There is something extremely special about a traditional English garden. From the immaculate lawn to the pristine shrubbery and ornate patio complete with comfortable furniture, we all love so many aspects of a green space attached to our homes.
With the summer approaching, now is surely the time to think about what you want from a garden and what you need to do in order to achieve it. Whether you need to focus on your range of plants, the lawn or simply the features and decorations that turn your garden from a pleasant space into a vibrant and memorable outside environment, it is worth doing so while you still have several months of sunshine and warmth ahead of you.
Before doing so, plot exactly what you want to do so that you are not left disappointed. Another good idea is to hire a professional gardener, as he or she will be able to pass on their vast knowledge and ensure the work is carried out to the highest standard. You never know, they might even pass on some tips on which flowers to invest in for 2012.
Richard Alleyne, writing for the Telegraph, has outlined his vision of a traditional English garden – and it might just be one that you want to replicate on your own land. For instance, he said the return to popularity of the English rose is evidence that patriotic gardens are back in vogue. For the first time since the 1960s, roses are the fashionable choice when it comes to plants for the garden.

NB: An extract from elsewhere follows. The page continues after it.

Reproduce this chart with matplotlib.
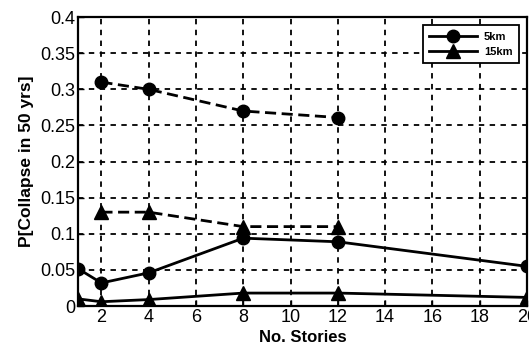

Mr Alleyne told how just over a decade ago, sales of roses stood at a low point of about nine million, but they are already back to 12 million and there is the potential to grow even higher. Garden centres and supermarkets are both experiencing a surge in demand for the plants. You could join this trend by instructing your gardener to invest in some roses on your behalf. Of course, one of the advantages of the species is that it comes in a variety of colours – from red to pink and white – so you will be able to choose the type that complements your existing plants perfectly.
The newspaper went on to quote a leading member of the Royal National Rose Society. Bernard Mehring said nostalgia is sweeping the UK and this is turning many of you back to roses. “People have realised that all plants need looking after and the new varieties of roses have come along that have a level of disease resistance people want today.”
Roses have also become a hugely popular gift for birthdays, celebrations or simply as a way of showing your love for somebody. This has translated into an increasing demand for them in the garden.
There may be plenty of other flowers and features you can choose for your home, but perhaps nothing shows your national pride and love of all things English as much as instructing your gardener to plant a bed of new roses.